The ECOWAS Community Court of Justice sitting in Abuja, Nigeria, Tuesday, October 11th, 2016, heard oral arguments in the case filed against The Gambia by the Federation of African Journalists (FAJ) and four individual Gambian journalists currently living in exile.

The case, which is supported by the Media Legal Defence Initiative (MLDI), is challenging the oppressive tactics adopted by the Gambian authorities such as harassment, persecution and torture of journalists and the draconian media laws to suppress independent journalism in the country.

The Court has been presented with accounts given by journalists who have been arrested, held in secret detention and tortured in the Gambia under draconian press laws providing for sedition, criminal libel and false news, the Media Legal Defence Initiative said on Wednesday in a press release issued after the hearing.

Journalists in the Gambia currently operate in a climate of fear, particularly in light of a recent history of journalists being detained, tortured, disappeared and murdered for simply carrying out their work. This widespread crackdown on independent journalism has resulted in over 110 journalists fleeing the Gambia since President Jammeh came to power in 1994.

The Court will rule on whether the draconian press laws providing for sedition, criminal libel and false news comply with the Gambia’s human rights obligations under international law and whether the measures adopted by the Gambia in enforcing these laws have violated the rights of journalists, including the right to freedom from torture.

Noah Ajare, the lawyer representing the Applicants, told the Court that a positive judgment “would recognise the absolute failure of the Gambian authorities to protect journalists in the performance of their important democratic function as “public watchdogs”, and would be further acknowledgement that the laws on sedition, criminal defamation and false news need to change before exiled journalists can safely return to their home country to fully carry out this function.”

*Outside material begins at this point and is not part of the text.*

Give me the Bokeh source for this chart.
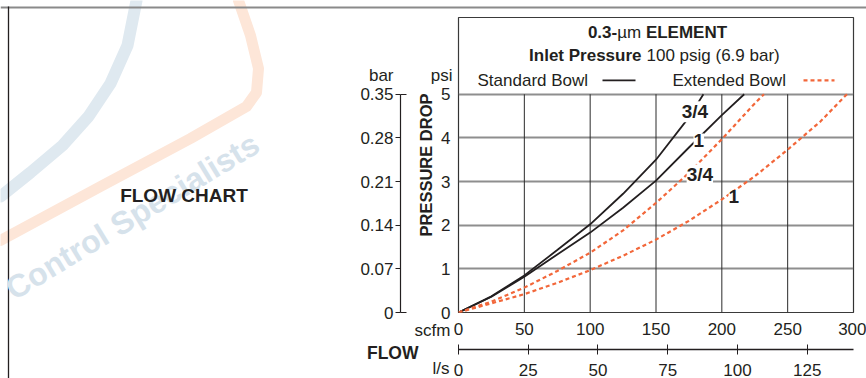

Padraig Hughes, MLDI’s Legal Director, who was present at the hearing, said: “We are glad to have been given the opportunity to put this important case before the ECOWAS Court. The Court is already too familiar with the Gambia’s appalling track record on press freedom. This case presents the Court with the opportunity to build on its previous case law, by challenging the very laws that the Gambia uses to prevent free speech.”

Abdulwaheed Odusile, President of FAJ,  said: “This case is significant for our members in The Gambia, who practice journalism under the constant threat of detention, beatings, torture and forced exile. For too long the Gambia has acted with impunity towards journalists. For too long this has been the reality for our members in that country. It needs to change.”

The Court has reserved judgment on admissibility and merits and will deliver its judgment at a later date.